Having this protection on your site immediately builds trust with the majority of shoppers and ensures browsers aren’t highlighting your site as potentially dangerous. 

Keep all software up to date 

I know the constant notifications are annoying, but it pays to take the time to update your software.

Applications and software still running on old versions are prone to hackers. They can be easily penetrated by those exploiting existing vulnerabilities that developers have looked to fix. These updates aren’t meaningless — they’re designed to keep the service safe and secure to use. Just like you, these developers are looking out for their customers. 

To avoid any potential losses or damage to your machines, ensure you’re updating all your software (particularly security patches) as frequently as possible. 

Improve training and awareness in-house

Finally, incorporating cybersecurity training and scam awareness into your employee training is an important step towards developing a more safe and secure business. 

Times have changed, and improving your team through robust training programs on company time is an important part of accelerating your business. As an ecommerce store, how to handle and store customer data should be an integral part of your development strategies. 

Run your employees through the changing nature of cybersecurity, incorporating tests and scenarios into the program to give them real-world experience accessing potential threats and warding off hackers. If they regularly use particular tools, systems and software, ensure they’re fully up to date on their developments and provide reading materials around their roles to complement their training. 

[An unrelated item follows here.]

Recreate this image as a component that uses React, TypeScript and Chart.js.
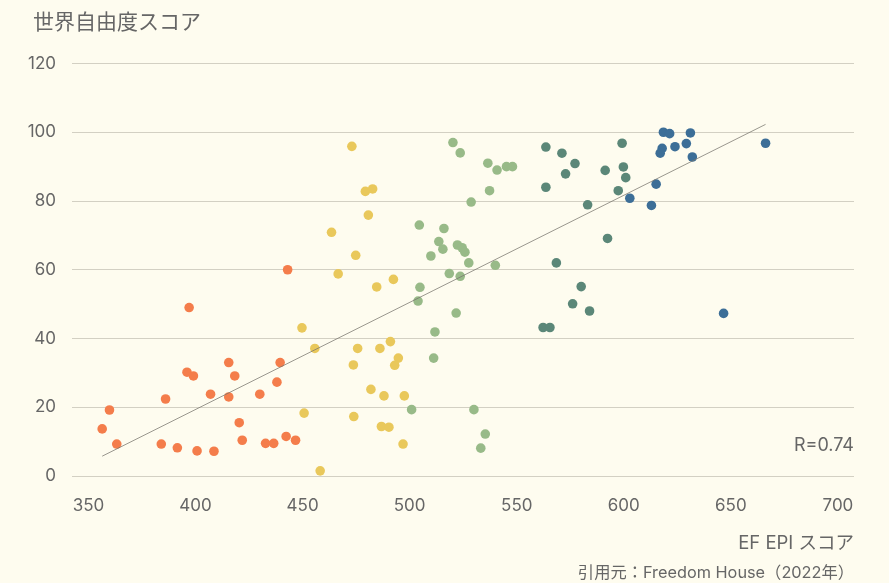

It’s important not to let your business organically develop a culture of fear around cybersecurity. Yes, customer data and the protection of your business is important, but this can and should be taught as the responsibility of business leaders. Empowering your staff to feel confident in their own skills and comfortable asking questions is vital. 

Building a safe and secure online store is easier than it sounds. Sure, the constant updates and developing scams sound intimidating, but they’re part and parcel of running a modern online business. 

Take the time to implement these measures and you won’t just feel less stressed, but immediately see a better relationship between yourself and your customers.